Athletics

SA psychiatrists' body: Semenya's human rights violated

Caster Semenya (AP)
Caster Semenya (AP)

Cape Town - The International Association of Athletics Federation's (IAAF) proposed rule at the end of this month on testosterone limits for female athletes is medically unethical, a violation of human rights, and fails to recognise the evidence for natural variations in human gender, says South Africa’s professional body for psychiatry. 

In a statement, the South African Society of Psychiatrists (SASOP) said gender verification technologies had revealed "a broad diversity of anatomical, genetic, and hormonal conditions that go beyond binary gender as applied in sport and make eligibility rulings based on anatomical or chromosomally assigned sex impossible". 

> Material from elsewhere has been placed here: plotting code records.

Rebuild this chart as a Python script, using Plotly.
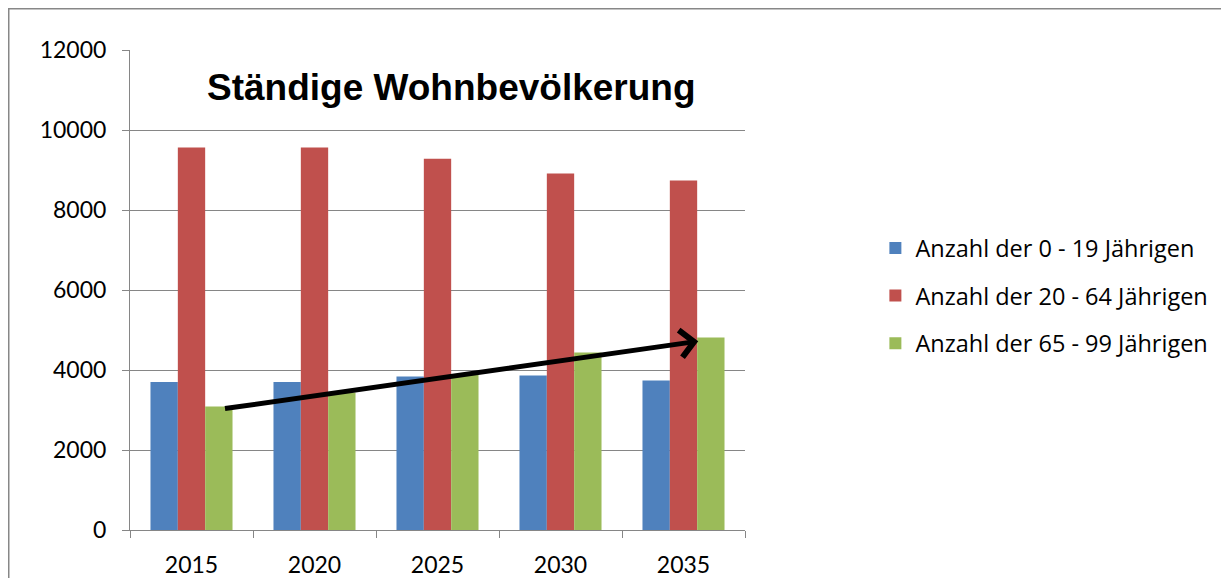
import plotly.graph_objects as go

years = ["2015", "2020", "2025", "2030", "2035"]
age_0_19 = [3700, 3700, 3840, 3860, 3740]
age_20_64 = [9560, 9560, 9280, 8910, 8740]
age_65_99 = [3090, 3440, 3880, 4440, 4810]
series_names = ["Anzahl der 0 - 19 Jährigen", "Anzahl der 20 - 64 Jährigen", "Anzahl der 65 - 99 Jährigen"]
series_colors = ["#4F81BD", "#C0504D", "#9BBB59"]
title_text = "Ständige Wohnbevölkerung"
y_ticks = [0, 2000, 4000, 6000, 8000, 10000, 12000]

# trend arrow (category index, value)
arrow_start = (0.26, 3030)
arrow_end = (4.12, 4720)

fig = go.Figure()
for name, vals, col in zip(series_names, [age_0_19, age_20_64, age_65_99], series_colors):
    fig.add_trace(go.Bar(x=years, y=vals, name=name, marker=dict(color=col, line=dict(width=0)),
                         legendgroup=name))

font_fam = "Lato, 'Open Sans', sans-serif"
W, H = 1221, 570
ML, MR, MT, MB = 122, 484, 42, 48
fig.update_layout(
    width=W, height=H,
    margin=dict(l=ML, r=MR, t=MT, b=MB, autoexpand=False),
    paper_bgcolor="white", plot_bgcolor="white",
    barmode="group", bargap=0.333, bargroupgap=0,
    font=dict(family=font_fam, size=23, color="#000000"),
    legend=dict(x=1.212, xanchor="left", y=0.488, yanchor="middle",
                font=dict(size=23.5, family="'Open Sans', sans-serif"), tracegroupgap=14,
                traceorder="grouped", itemwidth=30),
    showlegend=True,
)
fig.update_xaxes(type="category", showline=True, linecolor="#868686", linewidth=1,
                 ticks="outside", tickson="boundaries", ticklen=7, tickcolor="#868686",
                 showgrid=False, tickfont=dict(size=23), ticklabelstandoff=14, automargin=False)
fig.update_yaxes(range=[0, 12000], tickvals=y_ticks, tickformat="d", showline=True,
                 linecolor="#868686", linewidth=1, ticks="outside", ticklen=7, tickcolor="#868686",
                 showgrid=True, gridcolor="#868686", gridwidth=1, zeroline=False,
                 tickfont=dict(size=23), ticklabelstandoff=11, automargin=False)

fig.add_annotation(x=0.522, y=0.921, xref="paper", yref="paper", xanchor="center", yanchor="middle",
                   text="<b>" + title_text + "</b>", showarrow=False,
                   font=dict(family="'Liberation Sans', Arial, sans-serif", size=37, color="black"))

fig.add_annotation(x=arrow_end[0], y=arrow_end[1], ax=arrow_start[0], ay=arrow_start[1],
                   xref="x", yref="y", axref="x", ayref="y", text="", showarrow=True,
                   arrowhead=4, arrowsize=1.05, arrowwidth=5, arrowcolor="black")

plot_w = W - ML - MR
plot_h = H - MT - MB
fig.add_shape(type="rect", xref="paper", yref="paper",
              x0=(0.5 - ML) / plot_w, y0=-0.5, x1=3,
              y1=(plot_h + MT - 0.5) / plot_h,
              line=dict(color="#878787", width=2), fillcolor="rgba(0,0,0,0)", layer="below")

fig.write_html("out.html")
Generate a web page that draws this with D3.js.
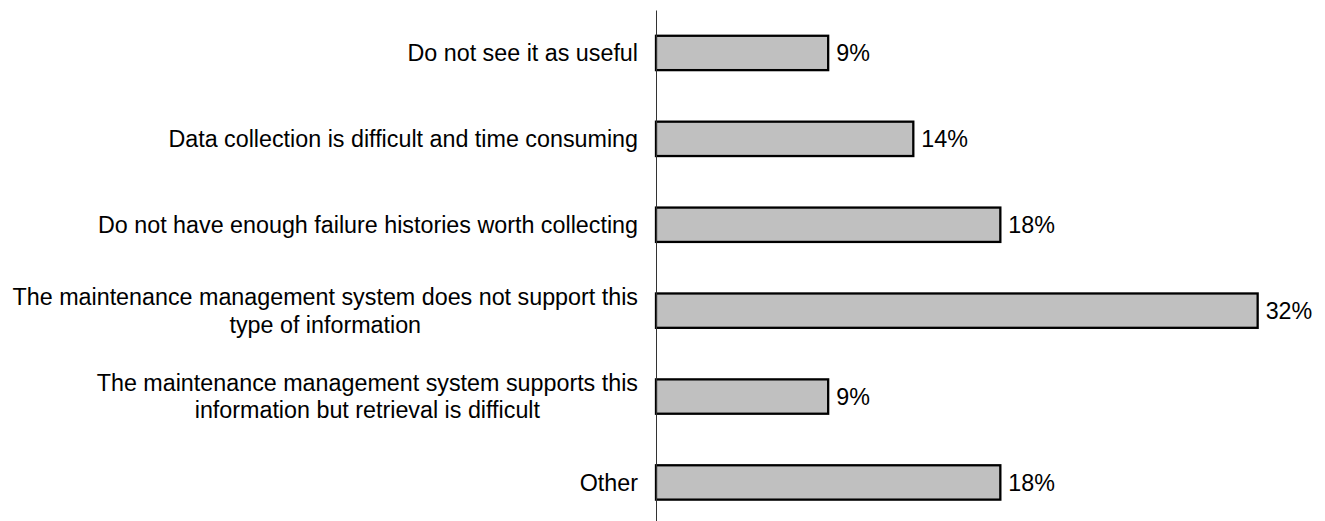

The Court of Arbitration for Sport (CAS) is expected to rule at the end of this month on double Olympic gold medallist Caster Semenya’s challenge to the IAAF's rule change to force suppression of hyperandrogenic female athletes' naturally high testosterone levels in order to be allowed to compete. 

SASOP spokesperson Dr Anusha Lachman believes that the IAAF stance has contributed to discrimination and stigma attached to naturally occurring differences in gender and sexual identity, sexual development and orientation. 

"Such discrimination deprives people with differences in sexual development (DSD) of their basic human rights, limiting them in achieving personal, social and occupational fulfilment, and can lead to their marginalisation from society," said Lachman.

"The IAAF rule is being imposed on questionable grounds of 'health' and has no basis in scientific fact. Forcing athletes to medically alter naturally occurring hormones ignores the potential negative consequences on their physical and mental health, and is an invasion of their privacy and right to dignity."